Recently, more than 250 businesses participated in the Everett Fall Home and Gift Show at Comcast Arena. Most were local small businesses and entrepreneurs.
The reason these shows are valuable to the entrepreneur is that these businesses rarely have opportunity to showcase their niche products and services to a large audience of prospects.
Some are able to generate six months of work from one show -- a tremendous return for three days of showcasing the business.
Most of the exhibitors at the show utilized samples and promotional brochures to sell their services. Retailers and businesses with tangible goods created dazzling displays to draw in potential customers.
Some of the vendors strategically placed candies and snacks to lure prospects closer. Most provided some means of gathering names and contact information to be able to follow up with customers. Typically this involved a drawing with prizes.
Show organizers also provided an electronic registry that invited guests to enter an electronic drawing at various kiosks. The kiosks generate important feedback for show organizers and also help guests streamline some of their inquiries directed at specific businesses.
The show sponsors included local favorites Judd & Black and Boeing Employees Credit Union. But many of the small businesses are names that few might be familiar with. We visited with a few of the vendors to learn how the event provided leads and new sales for their businesses.
Brent Tangen is the president of Concrete Creations Inc. His company has been doing these shows at Comcast Arena for about eight years.
"We wouldn't miss it," Tangen said. "I expect that early on, we were booking over 50 percent of our business through leads generated at the shows. Now that Concrete Creations is well established in the area and benefits from word-of-mouth through satisfied clients, we can probably point to 80 percent of our business having been influenced by the Home Show opportunity."
In other words, many of the customers from earlier shows are still generating positive leads in addition to the new contacts that are being made.

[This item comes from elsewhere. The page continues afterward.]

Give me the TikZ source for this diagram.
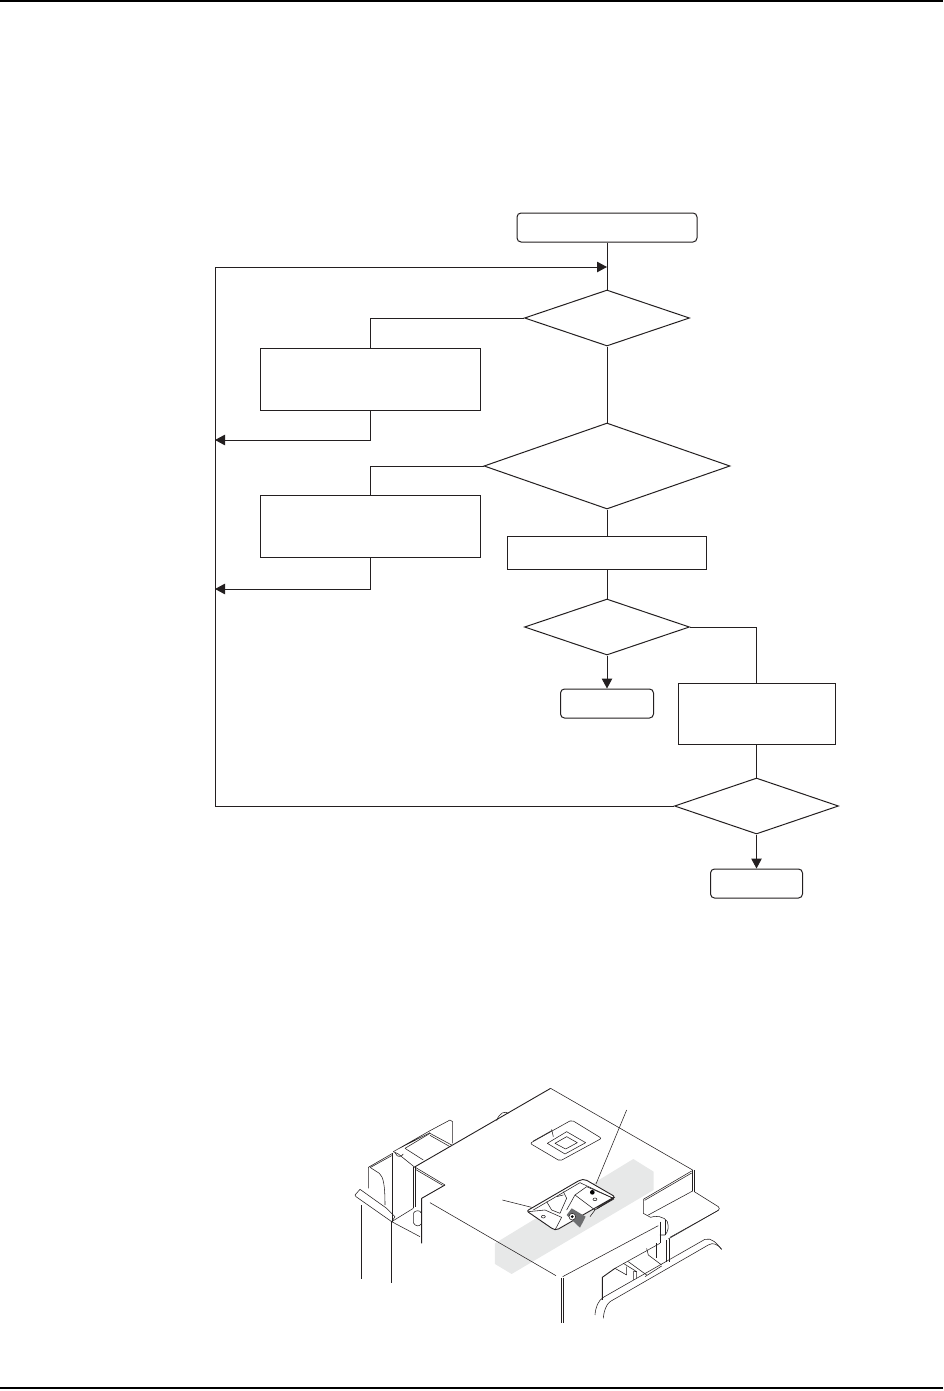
\documentclass[tikz,border=0pt]{standalone}
\usepackage{xcolor}
\usepackage{tikz}
\usetikzlibrary{arrows.meta,shapes.geometric}
\definecolor{linex}{HTML}{231F20}
\definecolor{bandx}{HTML}{E7E8E8}
\definecolor{tabx}{HTML}{6D6E70}
\tikzset{
  ar/.style={-{Triangle[length=10pt,width=10.5pt]},linex,line width=1pt},
  cn/.style={linex,line width=1pt},
  procbox/.style={draw=linex,line width=1pt,inner sep=0pt,fill=white},
  endbox/.style={procbox,rounded corners=4pt},
  dec/.style={draw=linex,line width=1pt,diamond,inner sep=0pt,fill=white},
  pt/.style={linex,line width=0.55pt,line join=round},
  ptb/.style={linex,line width=0.9pt,line join=round}
}
\begin{document}
\begin{tikzpicture}[x=1pt,y=-1pt]
\useasboundingbox (0,0) rectangle (943,1391);
\draw[black,line width=2pt] (0,1) -- (943,1);
\draw[black,line width=2pt] (0,1388) -- (943,1388);
\node[endbox,minimum width=180pt,minimum height=29pt] (start) at (607,227.5) {};
\node[dec,minimum width=165pt,minimum height=56pt] (dec1) at (607,318) {};
\node[procbox,minimum width=220pt,minimum height=62pt] (box1) at (370,379) {};
\node[dec,minimum width=246pt,minimum height=86pt] (dec2) at (607,466) {};
\node[procbox,minimum width=220pt,minimum height=62pt] (box2) at (370,526) {};
\node[procbox,minimum width=199pt,minimum height=33pt] (box3) at (607,552.5) {};
\node[dec,minimum width=165pt,minimum height=56pt] (dec3) at (607,627) {};
\node[endbox,minimum width=93pt,minimum height=29pt] (end1) at (607,703.5) {};
\node[procbox,minimum width=157pt,minimum height=61pt] (box4) at (756.5,713.5) {};
\node[dec,minimum width=164pt,minimum height=56pt] (dec4) at (756.5,806) {};
\node[endbox,minimum width=92pt,minimum height=29pt] (end2) at (756.5,883.5) {};
\coordinate (jointop) at (607,267);
\coordinate (looptop) at (215.5,267);
\coordinate (loopbot) at (215.5,806);
\coordinate (loop1) at (215,440);
\coordinate (loop2) at (215,589);
\draw[cn] (start) -- (dec1);
\draw[cn] (dec1) -- (dec2);
\draw[cn] (dec2) -- (box3);
\draw[cn] (box3) -- (dec3);
\draw[cn] (dec1.west) -| (box1.north);
\draw[cn] (dec2.west) -| (box2.north);
\draw[cn] (dec3.east) -| (box4.north);
\draw[cn] (box4) -- (dec4);
\draw[ar] (dec3) -- (end1);
\draw[ar] (dec4) -- (end2);
\draw[ar] (box1.south) |- (loop1);
\draw[ar] (box2.south) |- (loop2);
\draw[ar] (dec4.west) -- (loopbot) -- (looptop) -- (jointop);
\begin{scope}[shift={(340,1080)},x=0.3333pt,y=-0.3333pt]
\fill[bandx] (465,490) -- (880,237) -- (941,275) -- (941,330) -- (515,582) -- (465,552) -- cycle;
\draw[ptb] (222,262) -- (632,25);
\draw[pt] (632,25) -- (1058,270);
\draw[pt] (226,262) -- (315,315) (226,268) -- (308,316);
\draw[pt] (470,122) .. controls (478,98) and (495,92) .. (505,100);
\draw[ptb] (315,315) -- (245,355) -- (245,490);
\draw[pt] (270,368) -- (648,587);
\draw[pt] (668,590) -- (955,437);
\draw[ptb] (663,595) -- (663,730);
\draw[ptb] (670,595) -- (670,730);
\draw[ptb] (1058,270) -- (1058,332);
\draw[ptb] (1063,270) -- (1063,335);
\draw[pt] (1055,273) -- (910,358) (1055,279) -- (914,361);
\draw[pt] (910,358) -- (910,400) -- (932,412);
\draw[pt] (925,405) -- (1058,333);
\draw[pt] (1063,335) -- (1135,380) -- (1138,386) -- (1135,391) -- (990,472);
\draw[pt] (1135,391) -- (985,477);
\draw[pt] (932,412) .. controls (945,405) and (975,410) .. (982,425) .. controls (987,440) and (985,455) .. (975,465) -- (960,465);
\draw[pt] (960,425) -- (960,490);
\draw[pt] (975,420) -- (975,465);
\draw[pt] (765,705) .. controls (767,680) and (775,662) .. (790,652) -- (1095,478) .. controls (1115,472) and (1130,490) .. (1145,508);
\draw[pt] (790,715) .. controls (792,692) and (798,675) .. (810,665) -- (1105,495) .. controls (1120,485) and (1135,495) .. (1145,508);
\draw[ptb] (787,660) -- (787,592) -- (825,565);
\draw[pt] (825,565) -- (960,490);
\draw[pt] (825,565) -- (860,585) -- (860,560) (850,550) -- (890,575) -- (880,575) -- (880,600) (890,575) -- (890,595) (865,545) -- (920,585);
\draw[pt] (915,590) -- (965,558);
\draw[pt] (920,505) -- (925,525) -- (965,555);
\draw[ptb] (948,490) -- (948,535) (978,480) -- (978,545) (988,478) -- (988,545);
\draw[pt] (65,375) -- (65,598);
\draw[ptb] (155,425) -- (155,610);
\draw[pt,fill=white] (45,345) -- (60,328) -- (140,385) -- (165,410) -- (155,425) -- (48,350) -- cycle;
\draw[pt] (85,325) -- (85,262) -- (158,220) (92,262) -- (155,227);
\draw[ptb] (158,220) -- (158,425);
\draw[pt] (90,262) -- (118,280) .. controls (130,290) and (135,315) .. (135,375);
\draw[ptb] (220,260) -- (220,385);
\draw[pt] (226,262) -- (226,382);
\draw[pt] (155,425) -- (220,385);
\draw[pt] (155,425) -- (240,470);
\draw[pt] (220,400) .. controls (225,390) and (240,390) .. (243,398);
\draw[pt] (220,400) -- (220,428) .. controls (225,440) and (240,440) .. (243,432);
\draw[pt] (160,215) -- (270,152) -- (330,120) -- (338,125) -- (338,190) (172,208) -- (270,158);
\draw[pt] (195,205) -- (270,160) -- (335,195) (270,166) -- (330,200);
\draw[pt] (195,205) -- (250,240);
\draw[pt] (160,215) -- (175,222) -- (222,260);
\draw[pt] (165,218) .. controls (172,235) and (185,230) .. (190,222);
\draw[pt,rounded corners=2pt] (570,190) -- (695,120) -- (785,175) -- (660,243) -- cycle;
\draw[pt] (622,190) -- (680,155) -- (737,188) -- (675,222) -- cycle;
\draw[pt] (645,190) -- (680,170) -- (712,188) -- (677,207) -- cycle;
\draw[pt] (580,183) -- (635,152) (635,148) -- (640,170);
\fill[white] (560,393) -- (720,300) -- (735,298) -- (825,350) -- (650,450) -- (640,448) -- cycle;
\draw[ptb,rounded corners=2pt] (560,393) -- (720,300) -- (735,298) -- (825,350) -- (650,450) -- (640,448) -- cycle;
\draw[pt] (580,390) -- (720,308) -- (820,355);
\draw[pt] (705,345) -- (740,320) -- (820,355) -- (765,390) -- (705,345);
\draw[pt] (705,345) -- (680,390);
\draw[pt] (765,390) -- (750,410);
\draw[pt] (772,382) -- (825,352) (770,387) -- (822,357);
\draw[pt] (670,335) -- (680,355) -- (660,400) (620,365) -- (635,390) -- (660,400) (650,350) -- (670,345);
\draw[pt] (565,395) -- (615,390) -- (665,412) -- (645,450);
\fill[tabx] (680,405) -- (695,385) -- (737,410) -- (720,443) -- cycle;
\draw[pt,fill=white] (697,410) circle (10);
\fill[black] (697,410) circle (4.5);
\fill[black] (757,337) circle (7);
\draw[pt] (765,358) ellipse (6 and 4);
\draw[pt] (610,410) ellipse (6 and 4);
\draw[pt] (860,90) -- (768,312);
\draw[pt] (487,360) -- (575,382);
\end{scope}
\end{tikzpicture}
\end{document}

A newcomer to the show, Anita Infelise, was amazed with how many details go into such an event. A'Nita Creation is a Mukilteo-based ceramics shop that features fine art pieces in addition to classes and special events for kids and adults.
"I wish I had done more to engage visitors with hands-on opportunities and had less of an emphasis on selling finished items," Infelise said.
Going in, she thought perhaps the sales and event bookings would split about 50-50 in terms of business. Infelise wasn't able to sell as much product as she would have liked and chocked that up to a lesson learned.
If you're a small business owner with products or services that need to be showcased to many prospective clients, then perhaps shows, fairs and special events may be your cost-effective marketing solution.
Pat Sisneros is the vice president of College Services at Everett Community College. Juergen Kneifel is a senior associate faculty member teaching business. Please send your comments to entrepreneurship@everettcc.edu.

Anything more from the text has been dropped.